Oww! That hurts! My injuries haven’t healed yet.
My wounds almost opened up again. But it wouldn’t be so bad if you were the one to open up my wounds. It’s no surprise that you thought I was no longer around. That’s because Yamazaki Susumu is dead now.
I’m sorry I made you feel sad for a while. But I’m here now. After I regained consciousness, Hijikata-san brought me back here. I have changed my name and am continuing to work as a spy for the Shinsengumi. I think I’ll live in this world a little longer, until the Shinsengumi comes to an end.
There will be painful experiences from now on, but I won’t fear anything if I’m with you. I want to live the same future as you. I want to grow old with you. So I’m going to protect your smile from now on.
I’m relieved you’re here in this place though. Because you kept the promise not to tell anyone else about this place.
From now on, I will definitely accompany you to this place. Always and whenever. I’m really happy to be able to touch you again like this.
Let’s go back to the headquarters. I want to drink the tea you make that I haven’t had in so long.
Right, there’ll be a full moon tonight. So why don’t we look at the moon together? The weather is good too, so we should see it clearly.
Alright. It’s a promise then. Shall we buy some wine and sweets to have this evening?
I’m sure that the full moon will be surprisingly bright when you’re by my side. Let’s spend some beautiful times together from now on.
It was the final days of the shogunate. The Shinsengumi had survived this chaotic era.

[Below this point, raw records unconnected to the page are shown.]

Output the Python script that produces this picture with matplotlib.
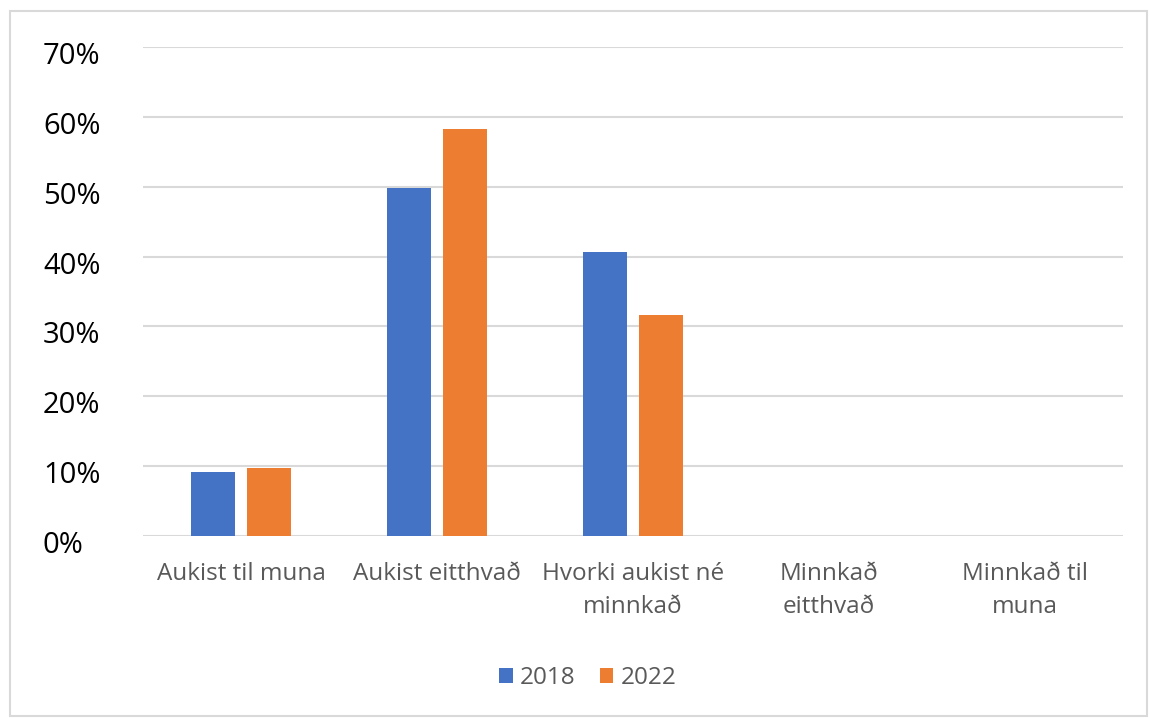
import matplotlib
matplotlib.use('Agg')
import matplotlib.pyplot as plt
import numpy as np
from matplotlib.patches import Rectangle
from matplotlib.ticker import PercentFormatter
from matplotlib.transforms import ScaledTranslation

plt.rcParams['font.family'] = ['Open Sans', 'DejaVu Sans']

categories = ['Aukist til muna', 'Aukist eitthvað', 'Hvorki aukist né\nminnkað',
              'Minnkað\neitthvað', 'Minnkað til\nmuna']
years = ['2018', '2022']
values_2018 = [9.1, 49.8, 40.6, 0, 0]
values_2022 = [9.8, 58.3, 31.6, 0, 0]
yticks = [0, 10, 20, 30, 40, 50, 60, 70]

blue = '#4472C4'
orange = '#ED7D31'
grid_col = '#D9D9D9'
text_col = '#595959'

W, H = 1150, 718
fig = plt.figure(figsize=(W / 100, H / 100), dpi=100)
fig.patch.set_facecolor('white')

# thin grey frame round the whole chart
fig.patches.append(Rectangle((10 / W, 2 / H), 1137 / W, 705 / H, transform=fig.transFigure,
                             fill=False, edgecolor='#D9D9D9', linewidth=1.5))

ax = fig.add_axes([143 / W, 1 - 536 / H, 980 / W, 489 / H])

x = np.arange(len(categories))
bw = 0.224
off = 0.141
ax.bar(x - off, values_2018, bw, color=blue, label=years[0], zorder=3)
ax.bar(x + off, values_2022, bw, color=orange, label=years[1], zorder=3)

ax.set_xlim(-0.5, len(categories) - 0.5)
ax.set_ylim(0, 70)
ax.set_yticks(yticks)
ax.yaxis.set_major_formatter(PercentFormatter(decimals=0))
ax.grid(axis='y', color=grid_col, linewidth=1.5, zorder=0)
for s in ax.spines.values():
    s.set_visible(False)
ax.tick_params(axis='both', length=0)
ax.tick_params(axis='y', labelsize=21, labelcolor='black', pad=72)
# percent labels sit left-aligned and a little below their gridlines
shift = ScaledTranslation(0, -6 / 100, fig.dpi_scale_trans)
for lab in ax.get_yticklabels():
    lab.set_horizontalalignment('left')
    lab.set_transform(lab.get_transform() + shift)

ax.set_xticks(x)
ax.set_xticklabels(categories, fontsize=17.5, color=text_col, linespacing=1.5)
ax.tick_params(axis='x', pad=19)

leg = fig.legend(loc='center', bbox_to_anchor=(588 / W, 1 - 678 / H), ncol=2, frameon=False,
                 fontsize=17.5, handlelength=0.55, handleheight=0.55, handletextpad=0.3,
                 columnspacing=1.0, labelcolor=text_col)

fig.savefig('out.png', dpi=100, facecolor='white')
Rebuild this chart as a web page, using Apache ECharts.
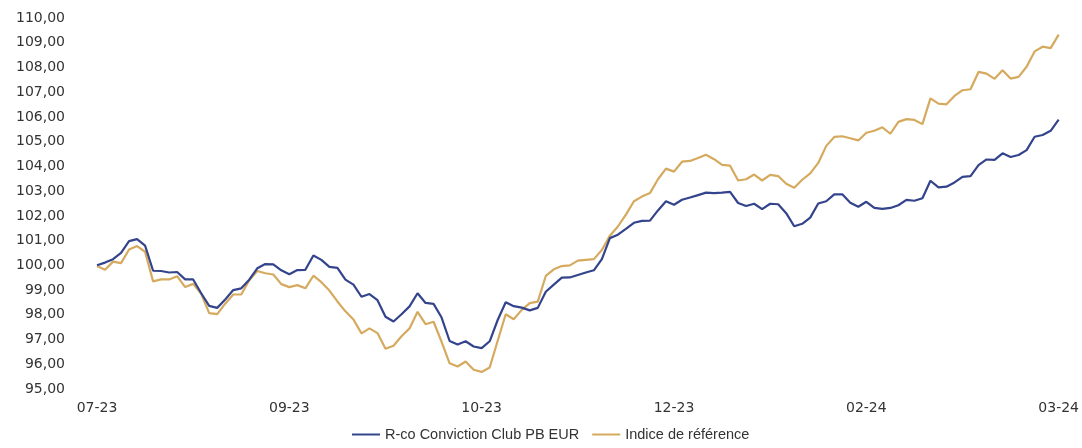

Just like the moon waxes and wanes, the era changes. From now on, each of us will carry different emotions in our hearts and make our way on the paths that we believe in. When I falter from fear, you are the light which brightens the darkness.
So that your unchanging smile will always stay beside me… Although it may not be noble, I’ll take the warm and true love which is like a forget-me-not, and make it into a bouquet to give you.
So I want you to keep these feelings carefully in your heart somehow. So that they don’t fade away. So that you don’t forget them.
That’s right. Until the day I see you again.